Banyak Konten Seluler Mubazir, Konsumen Jadi Obyek Jualan
- REUTERS/Benoit Tessier
VIVA.co.id – Ketua Yayasan Lembaga Konsumen Indonesia, Tulus Abadi, menegaskan layanan data sebaiknya tidak membuat pengguna dalam posisi memilih, yang disebabkan oleh ketidaktersediannya layanan dari operator lain.
Menurutnya, apabila penyelenggara jasa seluler masih menggunakan pola pikir (mindset) seperti itu, cepat atau lambat, akan mudah terlibas dari persaingan pasar.
"Contohnya saat operator 'memaksa' konsumen untuk merasakan bundling dengan konten-konten tertentu. Nyatanya juga konten tersebut tidak sesuai dengan keinginan pengguna karena memang jarang sekali dipakai. Jadi buat apa?" katanya di Jakarta, Selasa 16 Mei 2017.
Oleh karena itu, ia melanjutkan, hal ini terkesan bahwa pengguna atau konsumen hanya menjadi obyek jualan. Operator tidak mengindahkan bahwa tidak semua orang suka dengan konten yang di-bundling dalam paket jualan data.
Senada, Yessie D Yosetya yang mewakili Asosiasi Penyelenggara Telekomunikasi Seluruh Indonesia (ATSI), menyampaikan penetapan tarif data harus dilihat dari dua sisi, yaitu melalui kacamata konsumen dan operator.
Meski demikian, dia menyebut bahwa kedua belah pihak harus mendapat keuntungan yang seimbang.
"Dari sisi ekosistem bisnis keduanya harus diuntungkan. Jadi, penyelenggara jasa seluler bisa dapat keuntungan dari bisnis mobile data. Konsumen juga memperoleh layanan dengan tarif data terjangkau dan kualitas bagus," tutur Yessie.
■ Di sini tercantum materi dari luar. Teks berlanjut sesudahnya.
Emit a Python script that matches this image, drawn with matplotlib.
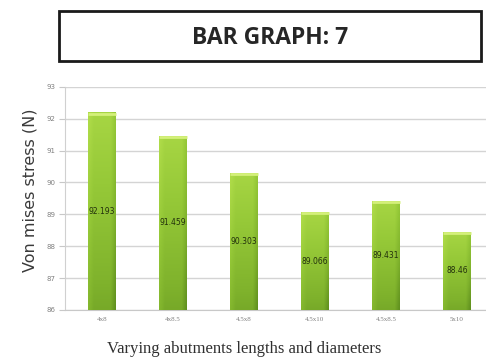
import numpy as np
import matplotlib
matplotlib.use("Agg")
import matplotlib.pyplot as plt
from matplotlib.patches import Rectangle
from matplotlib.colors import LinearSegmentedColormap

# Abutment configurations and the resulting von Mises stress
categories = ["4x8", "4x8.5", "4.5x8", "4.5x10", "4.5x8.5", "5x10"]
stress = [92.193, 91.459, 90.303, 89.066, 89.431, 88.460]
y_ticks = [86, 87, 88, 89, 90, 91, 92, 93]

fig = plt.figure(figsize=(4.86, 3.63), dpi=100)
fig.patch.set_facecolor("white")

# Title box
fig.patches.append(Rectangle((59 / 486, 1 - 61 / 363), (481 - 59) / 486, 50 / 363,
                             transform=fig.transFigure, facecolor="white",
                             edgecolor="#1a1a1a", linewidth=2.0))
fig.text((59 + 481) / 2 / 486, 1 - 38 / 363, "BAR GRAPH: 7", ha="center", va="center",
         fontsize=16.5, fontweight="bold", family="Open Sans", color="#262626")

ax = fig.add_axes([65 / 486, 53 / 363, 1 - 65 / 486, (310 - 86.7) / 363])
ymin, ymax = 86, 93
ax.set_ylim(ymin, ymax)
ax.set_xlim(-0.52, 5.41)

x = np.arange(len(categories))
width = 0.39

cmap = LinearSegmentedColormap.from_list("lime", ["#5f8f1e", "#7fb22c", "#96c938", "#aedb48"])
ny = 200
vert = np.linspace(0, 1, ny)[:, None]
horiz = np.linspace(0, 1, 40)[None, :]
# lighter left edge, darker right edge
hshade = 0.15 * np.clip(1 - horiz / 0.2, 0, 1) - 0.25 * np.clip((horiz - 0.82) / 0.18, 0, 1)

bars = ax.bar(x, [v - ymin for v in stress], width=width, bottom=ymin,
              color="#8cc43a", edgecolor="none", zorder=2)
for rect, v in zip(bars, stress):
    x0 = rect.get_x()
    grad = np.clip(0.25 + 0.65 * vert + hshade, 0, 1)
    im = ax.imshow(grad, cmap=cmap, vmin=0, vmax=1, origin="lower", aspect="auto",
                   extent=(x0, x0 + width, ymin, v), zorder=3, interpolation="bilinear")
    im.set_clip_path(rect)
    # light cap on top of each bar
    ax.plot([x0, x0 + width], [v - 0.04, v - 0.04], color="#d4f07a", lw=2.0,
            zorder=4, solid_capstyle="butt")
    ax.text(rect.get_x() + width / 2, (ymin + v) / 2, f"{v:.3f}".rstrip("0"),
            ha="center", va="center", fontsize=5.5, color="#22300c", zorder=5)

ax.set_xticks(x)
ax.set_xticklabels(categories, fontsize=5, color="#808080", family="Liberation Serif")
ax.set_yticks(y_ticks)
ax.set_yticklabels([str(t) for t in y_ticks], fontsize=5, color="#808080")
ax.tick_params(axis="y", length=4, color="#c8c8c8", pad=3)
ax.tick_params(axis="x", length=0, pad=5)
ax.grid(axis="y", color="#d4d4d4", linewidth=1.0, zorder=0)
ax.set_axisbelow(True)
for side in ("top", "right"):
    ax.spines[side].set_visible(False)
ax.spines["left"].set_color("#d0d0d0")
ax.spines["bottom"].set_color("#c8c8c8")

fig.text(30 / 486, 1 - 190 / 363, "Von mises stress (N)", rotation=90, ha="center",
         va="center", fontsize=11.5, color="#3a3a3a")
fig.text(244 / 486, 1 - 349 / 363, "Varying abutments lengths and diameters",
         ha="center", va="center", fontsize=12, family="Liberation Serif", color="#303030")

fig.savefig("out.png", dpi=100)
Ia juga menekankan operator harus melakukan efisiensi agar harga jual data ke konsumen dapat memenuhi keterjangkauan konsumen.
Ketika ekosistem itu berjalan dengan baik, tentunya, masyarakat banyak akan diuntungkan karena mereka memperoleh layanan mobile data dengan kecepatan maksimal dan harga terjangkau.